§ **GOAL**
Pictures excluded, return the lines below from the first through the line holding "(9,6) rectangle (124,1684);".

-.-.-

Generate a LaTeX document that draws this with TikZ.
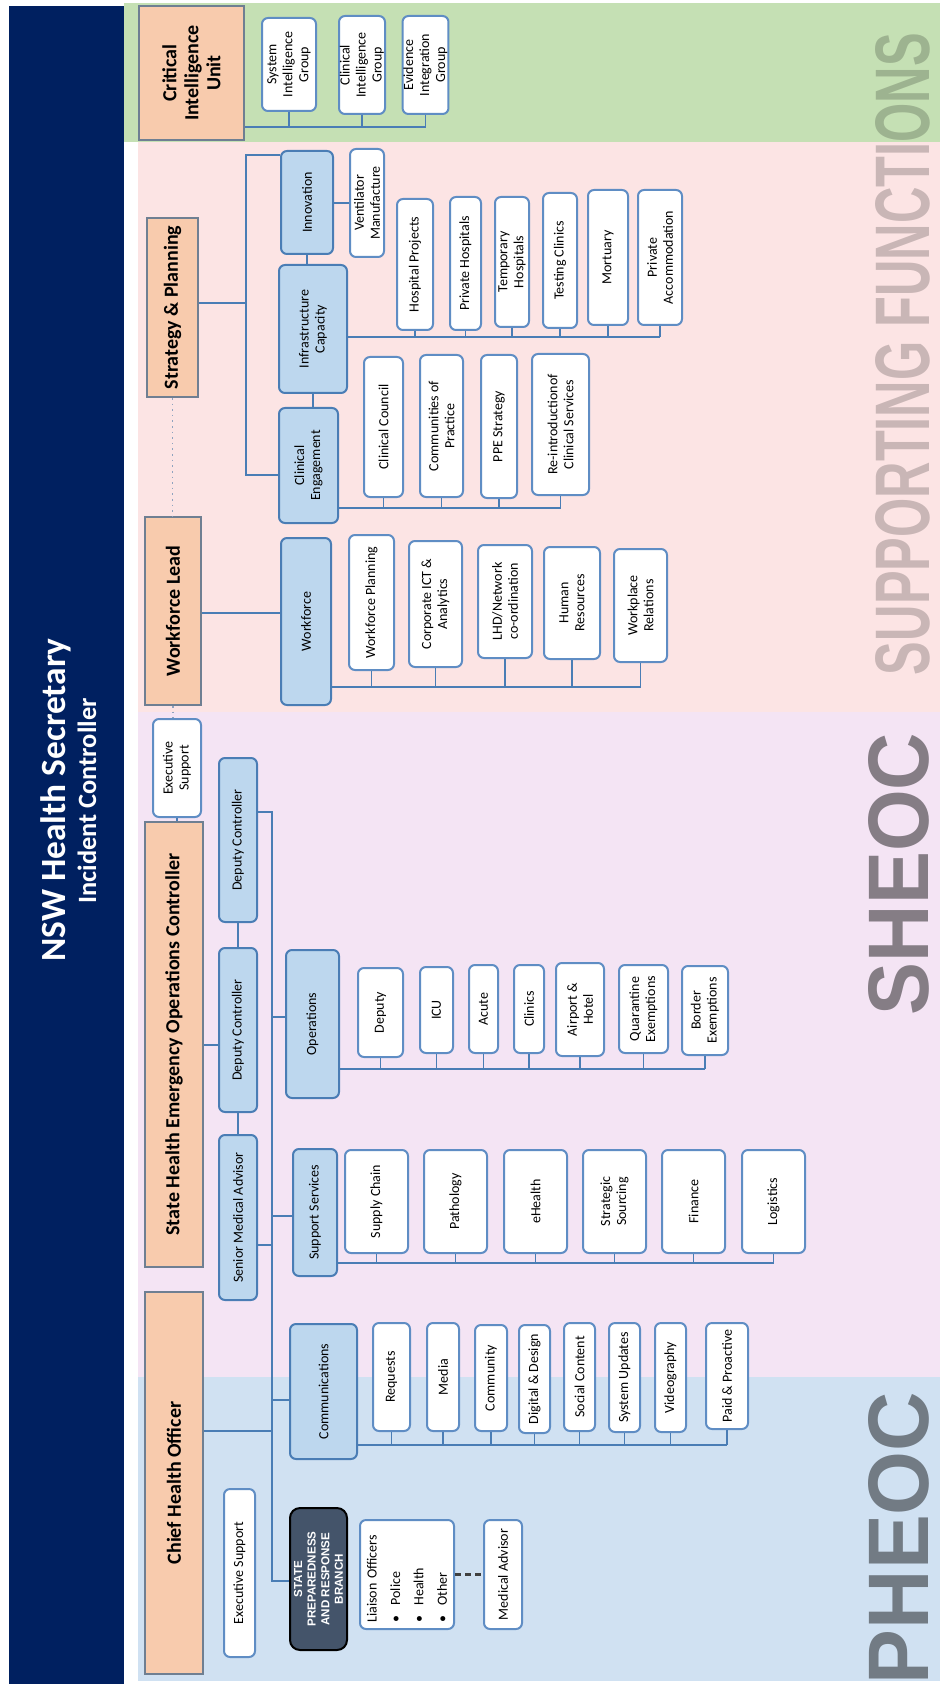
\documentclass[tikz,border=0pt]{standalone}
\usepackage{fontspec}
\setmainfont{Carlito}
\newfontfamily\wmfont{Liberation Sans}
\usepackage{graphicx}
\definecolor{navy}{HTML}{002060}
\definecolor{sfgreen}{HTML}{C5E0B4}
\definecolor{sfpink}{HTML}{FCE4E4}
\definecolor{sheocbg}{HTML}{F4E4F4}
\definecolor{pheocbg}{HTML}{D0E1F2}
\definecolor{hdrfill}{HTML}{F8CBAD}
\definecolor{hdrline}{HTML}{6F7F92}
\definecolor{lbfill}{HTML}{BDD7EE}
\definecolor{lbline}{HTML}{4A7DB5}
\definecolor{wbline}{HTML}{5F8DC4}
\definecolor{connline}{HTML}{4A7DB5}
\definecolor{statefill}{HTML}{44546A}
\definecolor{dotline}{HTML}{8FA3BF}
\begin{document}
\begin{tikzpicture}[x=0.5pt,y=-0.5pt]
	\def \ciubus{127}
	\def \snpbus{246}
	\def \infbus{337}
	\def \cebus{508}
	\def \wfbus{687}
	\def \mainbus{272}
	\def \opsbus{1069}
	\def \supbus{1263}
	\def \combus{1445}
	\tikzstyle{hbox}=[draw=hdrline,fill=hdrfill,line width=1.1pt,rotate=90,inner sep=1pt,align=center,font=\fontsize{10}{11}\selectfont\bfseries]
	\tikzstyle{lbox}=[draw=lbline,fill=lbfill,rounded corners=3pt,line width=1pt,rotate=90,inner sep=0.5pt,align=center,font=\fontsize{7}{8}\selectfont]
	\tikzstyle{wbox}=[draw=wbline,fill=white,rounded corners=3pt,line width=1pt,rotate=90,inner sep=0.5pt,align=center,font=\fontsize{7}{8}\selectfont]
	\tikzstyle{sbox}=[draw=black,fill=statefill,rounded corners=5pt,line width=1pt,rotate=90,inner sep=0.5pt,align=center,text=white,font=\wmfont\fontsize{5.8}{6.8}\selectfont\bfseries]
	\tikzstyle{ttl}=[rotate=90,text=white,inner sep=0pt,anchor=base]
	\tikzstyle{wmark}=[rotate=90,inner sep=0pt,anchor=north]
	\tikzstyle{conn}=[draw=connline,line width=0.8pt]
	\tikzstyle{dotl}=[draw=dotline,line width=0.8pt,dotted]
	\tikzstyle{dashl}=[draw=black!75,line width=1.2pt,densely dashed]

	\clip (0,0) rectangle (940,1684);
	\fill[white] (0,0) rectangle (940,1684);
	% areas
	\fill[sfgreen] (124,3) rectangle (940,142);
	\fill[sfpink] (138,142) rectangle (940,712);
	\fill[sheocbg] (138,712) rectangle (940,1377);
	\fill[pheocbg] (138,1377) rectangle (940,1681);
	\fill[navy] (9,6) rectangle (124,1684);

	\node[wmark,text opacity=0.2] (sfmark) at (875,354) {\resizebox{321pt}{27pt}{\wmfont\bfseries SUPPORTING FUNCTIONS}};
	\node[wmark,text opacity=0.45] (shmark) at (868,874) {\resizebox{141pt}{30pt}{\wmfont\bfseries SHEOC}};
	\node[wmark,text opacity=0.45] (phmark) at (868,1538) {\resizebox{146pt}{30pt}{\wmfont\bfseries PHEOC}};

	% secretary
	\node[ttl,font=\fontsize{17.7}{20}\selectfont\bfseries] (nsw) at (65,800) {NSW Health Secretary};
	\node[ttl,font=\fontsize{13.2}{15}\selectfont\bfseries] (incc) at (96,801) {Incident Controller};

	% critical intelligence
	\node[hbox,minimum width=67pt,minimum height=52.5pt] (ciu) at (191.5,73) {Critical\\Intelligence\\Unit};
	\node[wbox,minimum width=46.5pt,minimum height=27pt] (sig) at (289,64.5) {System\\Intelligence\\Group};
	\node[wbox,minimum width=49pt,minimum height=23pt] (cig) at (362,65) {Clinical\\Intelligence\\Group};
	\node[wbox,minimum width=49pt,minimum height=22.5pt] (eig) at (425.5,65) {Evidence\\Integration\\Group};

	% strategy and planning
	\node[hbox,minimum width=89.5pt,minimum height=25.5pt] (snp) at (172.5,307.5) {Strategy \& Planning};
	\node[lbox,minimum width=51.5pt,minimum height=26pt] (innov) at (307,202.5) {Innovation};
	\node[lbox,minimum width=64pt,minimum height=34pt] (infra) at (313,329) {Infrastructure\\Capacity};
	\node[lbox,minimum width=57.5pt,minimum height=29.5pt] (ceng) at (308.5,465.5) {Clinical\\Engagement};
	\node[wbox,minimum width=54pt,minimum height=17pt] (vent) at (367,203) {Ventilator\\Manufacture};
	\node[wbox,minimum width=65.5pt,minimum height=18pt] (hosp) at (415,264.5) {Hospital Projects};
	\node[wbox,minimum width=66.5pt,minimum height=15.5pt] (phosp) at (465.5,263.5) {Private Hospitals};
	\node[wbox,minimum width=65pt,minimum height=17pt] (thosp) at (512,262) {Temporary\\Hospitals};
	\node[wbox,minimum width=67.5pt,minimum height=17pt] (tclin) at (560,260.5) {Testing Clinics};
	\node[wbox,minimum width=67.5pt,minimum height=20pt] (mort) at (608,257.5) {Mortuary};
	\node[wbox,minimum width=67.5pt,minimum height=22pt] (paccom) at (660,257.5) {Private\\Accommodation};
	\node[wbox,minimum width=70pt,minimum height=19.5pt] (ccoun) at (383.5,427) {Clinical Council};
	\node[wbox,minimum width=71pt,minimum height=21.5pt] (cop) at (441.5,426) {Communities of\\Practice};
	\node[wbox,minimum width=71.5pt,minimum height=18pt] (ppe) at (499,426.5) {PPE Strategy};
	\node[wbox,minimum width=70.5pt,minimum height=28.5pt] (reint) at (560.5,424.5) {Re-introductionof\\Clinical Services};

	% workforce
	\node[hbox,minimum width=94pt,minimum height=28pt] (wfl) at (173,611) {Workforce Lead};
	\node[lbox,minimum width=83.5pt,minimum height=25pt] (wf) at (306,621.5) {Workforce};
	\node[wbox,minimum width=67.5pt,minimum height=22.5pt] (wfp) at (371.5,602.5) {Workforce Planning};
	\node[wbox,minimum width=63pt,minimum height=26.5pt] (cict) at (435.5,604) {Corporate ICT \&\\Analytics};
	\node[wbox,minimum width=56.5pt,minimum height=27pt] (lhd) at (505,601.5) {LHD/Network\\co-ordination};
	\node[wbox,minimum width=56pt,minimum height=28pt] (hr) at (572,603) {Human\\Resources};
	\node[wbox,minimum width=56.5pt,minimum height=26.5pt] (wpr) at (640.5,605.5) {Workplace\\Relations};

	% sheoc
	\node[wbox,minimum width=49pt,minimum height=24pt] (exs) at (177,768) {Executive\\Support};
	\node[hbox,minimum width=222.5pt,minimum height=29pt] (sheoc) at (174,1044.5) {State Health Emergency Operations Controller};
	\node[lbox,minimum width=82pt,minimum height=19pt] (dc1) at (238,840) {Deputy Controller};
	\node[lbox,minimum width=82pt,minimum height=19pt] (dc2) at (238,1030) {Deputy Controller};
	\node[lbox,minimum width=82.5pt,minimum height=19pt] (sma) at (238,1217.5) {Senior Medical Advisor};
	\node[lbox,minimum width=74pt,minimum height=26.5pt] (ops) at (312.5,1024) {Operations};
	\node[wbox,minimum width=44.5pt,minimum height=22.5pt] (opdep) at (380.5,1012.5) {Deputy};
	\node[wbox,minimum width=43pt,minimum height=16.5pt] (icu) at (436.5,1010) {ICU};
	\node[wbox,minimum width=44pt,minimum height=14.5pt] (acute) at (483.5,1009) {Acute};
	\node[wbox,minimum width=44pt,minimum height=15pt] (clin) at (529,1009) {Clinics};
	\node[wbox,minimum width=46.5pt,minimum height=24pt] (airp) at (580,1009.5) {Airport \&\\Hotel};
	\node[wbox,minimum width=44pt,minimum height=24.5pt] (quar) at (643.5,1009) {Quarantine\\Exemptions};
	\node[wbox,minimum width=44.5pt,minimum height=23pt] (bord) at (705,1010.5) {Border\\Exemptions};
	\node[lbox,minimum width=63.5pt,minimum height=22pt] (sup) at (315,1212.5) {Support Services};
	\node[wbox,minimum width=51.5pt,minimum height=31.5pt] (supch) at (376.5,1201.5) {Supply Chain};
	\node[wbox,minimum width=51.5pt,minimum height=31.5pt] (path) at (455.5,1201.5) {Pathology};
	\node[wbox,minimum width=51.5pt,minimum height=31.5pt] (ehl) at (535.5,1201.5) {eHealth};
	\node[wbox,minimum width=51.5pt,minimum height=31.5pt] (strs) at (614.5,1201.5) {Strategic\\Sourcing};
	\node[wbox,minimum width=51.5pt,minimum height=31.5pt] (fin) at (693.5,1201.5) {Finance};
	\node[wbox,minimum width=51.5pt,minimum height=31.5pt] (logi) at (773.5,1201.5) {Logistics};

	% pheoc
	\node[hbox,minimum width=191pt,minimum height=29pt] (cho) at (174,1483) {Chief Health Officer};
	\node[lbox,minimum width=67.5pt,minimum height=33.5pt] (comms) at (323.5,1391.5) {Communications};
	\node[wbox,minimum width=54pt,minimum height=18.5pt] (req) at (391.5,1377) {Requests};
	\node[wbox,minimum width=54pt,minimum height=16pt] (media) at (443,1377) {Media};
	\node[wbox,minimum width=53pt,minimum height=16pt] (commu) at (491,1378) {Community};
	\node[wbox,minimum width=54pt,minimum height=15.5pt] (digi) at (534.5,1379) {Digital \& Design};
	\node[wbox,minimum width=54pt,minimum height=15.5pt] (soc) at (579.5,1377) {Social Content};
	\node[wbox,minimum width=54.5pt,minimum height=15.5pt] (sysu) at (624.5,1377.5) {System Updates};
	\node[wbox,minimum width=54.5pt,minimum height=15.5pt] (video) at (670.5,1377.5) {Videography};
	\node[wbox,minimum width=53pt,minimum height=21pt] (paid) at (727,1376) {Paid \& Proactive};
	\node[sbox,minimum width=71pt,minimum height=28.5pt] (state) at (318.5,1579) {STATE\\PREPAREDNESS\\AND RESPONSE\\BRANCH};
	\node[wbox,minimum width=84pt,minimum height=15.5pt] (pexs) at (239.5,1573) {Executive Support};
	\node[wbox,minimum width=54.5pt,minimum height=47pt,align=left,text width=48pt,inner xsep=3pt,font=\fontsize{7}{11.7}\selectfont] (liai) at (407,1574.5) {Liaison Officers\\\textbullet\hspace{5pt}Police\\\textbullet\hspace{5pt}Health\\\textbullet\hspace{5pt}Other};
	\node[wbox,minimum width=54.5pt,minimum height=19pt] (medad) at (503,1574.5) {Medical Advisor};

	% critical intelligence links
	\draw[conn] (ciu.south |- 0,\ciubus) -- (eig.west |- 0,\ciubus);
	\path[conn]
		(sig.west)	edge	(sig.west |- 0,\ciubus)
		(cig.west)	edge	(cig.west |- 0,\ciubus)
		(eig.west)	edge	(eig.west |- 0,\ciubus);

	% strategy links
	\draw[conn] (snp.south |- 0,303) -- (\snpbus,303);
	\draw[conn] (innov.north |- 0,155) -| (\snpbus,475) -- (ceng.north |- 0,475);
	\draw[conn] (innov.west) -- (innov.west |- infra.east);
	\draw[conn] (infra.west) -- (infra.west |- ceng.east);
	\draw[conn] (innov.south |- 0,203) -- (vent.north |- 0,203);
	\draw[conn] (infra.south |- 0,\infbus) -- (paccom.west |- 0,\infbus);
	\path[conn]
		(hosp.west)	edge	(hosp.west |- 0,\infbus)
		(phosp.west)	edge	(phosp.west |- 0,\infbus)
		(thosp.west)	edge	(thosp.west |- 0,\infbus)
		(tclin.west)	edge	(tclin.west |- 0,\infbus)
		(mort.west)	edge	(mort.west |- 0,\infbus)
		(paccom.west)	edge	(paccom.west |- 0,\infbus);
	\draw[conn] (ceng.south |- 0,\cebus) -- (reint.west |- 0,\cebus);
	\path[conn]
		(ccoun.west)	edge	(ccoun.west |- 0,\cebus)
		(cop.west)	edge	(cop.west |- 0,\cebus)
		(ppe.west)	edge	(ppe.west |- 0,\cebus)
		(reint.west)	edge	(reint.west |- 0,\cebus);

	% workforce links
	\draw[conn] (wfl.south |- 0,613) -- (wf.north |- 0,613);
	\draw[conn] (wf.south |- 0,\wfbus) -- (wpr.west |- 0,\wfbus);
	\path[conn]
		(wfp.west)	edge	(wfp.west |- 0,\wfbus)
		(cict.west)	edge	(cict.west |- 0,\wfbus)
		(lhd.west)	edge	(lhd.west |- 0,\wfbus)
		(hr.west)	edge	(hr.west |- 0,\wfbus)
		(wpr.west)	edge	(wpr.west |- 0,\wfbus);

	\draw[dotl] (snp.west) -- (snp.west |- wfl.east);
	\draw[dotl] (wfl.west) -- (wfl.west |- exs.east);
	\draw[conn] (exs.west) -- (exs.west |- sheoc.east);

	% sheoc links
	\draw[conn] (sheoc.south |- 0,1045) -- (dc2.north |- 0,1045);
	\draw[conn] (dc1.west) -- (dc2.east);
	\draw[conn] (dc2.west) -- (sma.east);
	\draw[conn] (dc1.south |- 0,812) -- (\mainbus,812) -- (\mainbus,1581) -- (state.north |- 0,1581);
	\draw[conn] (sma.south |- 0,1245) -- (\mainbus,1245);
	\draw[conn] (cho.south |- 0,1431) -- (\mainbus,1431);
	\draw[conn] (\mainbus,1017) -- (ops.north |- 0,1017);
	\draw[conn] (\mainbus,1216) -- (sup.north |- 0,1216);
	\draw[conn] (\mainbus,1400) -- (comms.north |- 0,1400);

	\draw[conn] (ops.south |- 0,\opsbus) -- (bord.west |- 0,\opsbus);
	\path[conn]
		(opdep.west)	edge	(opdep.west |- 0,\opsbus)
		(icu.west)	edge	(icu.west |- 0,\opsbus)
		(acute.west)	edge	(acute.west |- 0,\opsbus)
		(clin.west)	edge	(clin.west |- 0,\opsbus)
		(airp.west)	edge	(airp.west |- 0,\opsbus)
		(quar.west)	edge	(quar.west |- 0,\opsbus)
		(bord.west)	edge	(bord.west |- 0,\opsbus);
	\draw[conn] (sup.south |- 0,\supbus) -- (logi.west |- 0,\supbus);
	\path[conn]
		(supch.west)	edge	(supch.west |- 0,\supbus)
		(path.west)	edge	(path.west |- 0,\supbus)
		(ehl.west)	edge	(ehl.west |- 0,\supbus)
		(strs.west)	edge	(strs.west |- 0,\supbus)
		(fin.west)	edge	(fin.west |- 0,\supbus)
		(logi.west)	edge	(logi.west |- 0,\supbus);

	% pheoc links
	\draw[conn] (comms.south |- 0,\combus) -- (paid.west |- 0,\combus);
	\path[conn]
		(req.west)	edge	(req.west |- 0,\combus)
		(media.west)	edge	(media.west |- 0,\combus)
		(commu.west)	edge	(commu.west |- 0,\combus)
		(digi.west)	edge	(digi.west |- 0,\combus)
		(soc.west)	edge	(soc.west |- 0,\combus)
		(sysu.west)	edge	(sysu.west |- 0,\combus)
		(video.west)	edge	(video.west |- 0,\combus)
		(paid.west)	edge	(paid.west |- 0,\combus);
	\draw[dashl] (liai.south) -- (medad.north);
\end{tikzpicture}
\end{document}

-.-.-

§ **FULL SOLUTION**
Generate a LaTeX document that draws this with TikZ.
\documentclass[tikz,border=0pt]{standalone}
\usepackage{fontspec}
\setmainfont{Carlito}
\newfontfamily\wmfont{Liberation Sans}
\usepackage{graphicx}
\definecolor{navy}{HTML}{002060}
\definecolor{sfgreen}{HTML}{C5E0B4}
\definecolor{sfpink}{HTML}{FCE4E4}
\definecolor{sheocbg}{HTML}{F4E4F4}
\definecolor{pheocbg}{HTML}{D0E1F2}
\definecolor{hdrfill}{HTML}{F8CBAD}
\definecolor{hdrline}{HTML}{6F7F92}
\definecolor{lbfill}{HTML}{BDD7EE}
\definecolor{lbline}{HTML}{4A7DB5}
\definecolor{wbline}{HTML}{5F8DC4}
\definecolor{connline}{HTML}{4A7DB5}
\definecolor{statefill}{HTML}{44546A}
\definecolor{dotline}{HTML}{8FA3BF}
\begin{document}
\begin{tikzpicture}[x=0.5pt,y=-0.5pt]
	\def \ciubus{127}
	\def \snpbus{246}
	\def \infbus{337}
	\def \cebus{508}
	\def \wfbus{687}
	\def \mainbus{272}
	\def \opsbus{1069}
	\def \supbus{1263}
	\def \combus{1445}
	\tikzstyle{hbox}=[draw=hdrline,fill=hdrfill,line width=1.1pt,rotate=90,inner sep=1pt,align=center,font=\fontsize{10}{11}\selectfont\bfseries]
	\tikzstyle{lbox}=[draw=lbline,fill=lbfill,rounded corners=3pt,line width=1pt,rotate=90,inner sep=0.5pt,align=center,font=\fontsize{7}{8}\selectfont]
	\tikzstyle{wbox}=[draw=wbline,fill=white,rounded corners=3pt,line width=1pt,rotate=90,inner sep=0.5pt,align=center,font=\fontsize{7}{8}\selectfont]
	\tikzstyle{sbox}=[draw=black,fill=statefill,rounded corners=5pt,line width=1pt,rotate=90,inner sep=0.5pt,align=center,text=white,font=\wmfont\fontsize{5.8}{6.8}\selectfont\bfseries]
	\tikzstyle{ttl}=[rotate=90,text=white,inner sep=0pt,anchor=base]
	\tikzstyle{wmark}=[rotate=90,inner sep=0pt,anchor=north]
	\tikzstyle{conn}=[draw=connline,line width=0.8pt]
	\tikzstyle{dotl}=[draw=dotline,line width=0.8pt,dotted]
	\tikzstyle{dashl}=[draw=black!75,line width=1.2pt,densely dashed]

	\clip (0,0) rectangle (940,1684);
	\fill[white] (0,0) rectangle (940,1684);
	% areas
	\fill[sfgreen] (124,3) rectangle (940,142);
	\fill[sfpink] (138,142) rectangle (940,712);
	\fill[sheocbg] (138,712) rectangle (940,1377);
	\fill[pheocbg] (138,1377) rectangle (940,1681);
	\fill[navy] (9,6) rectangle (124,1684);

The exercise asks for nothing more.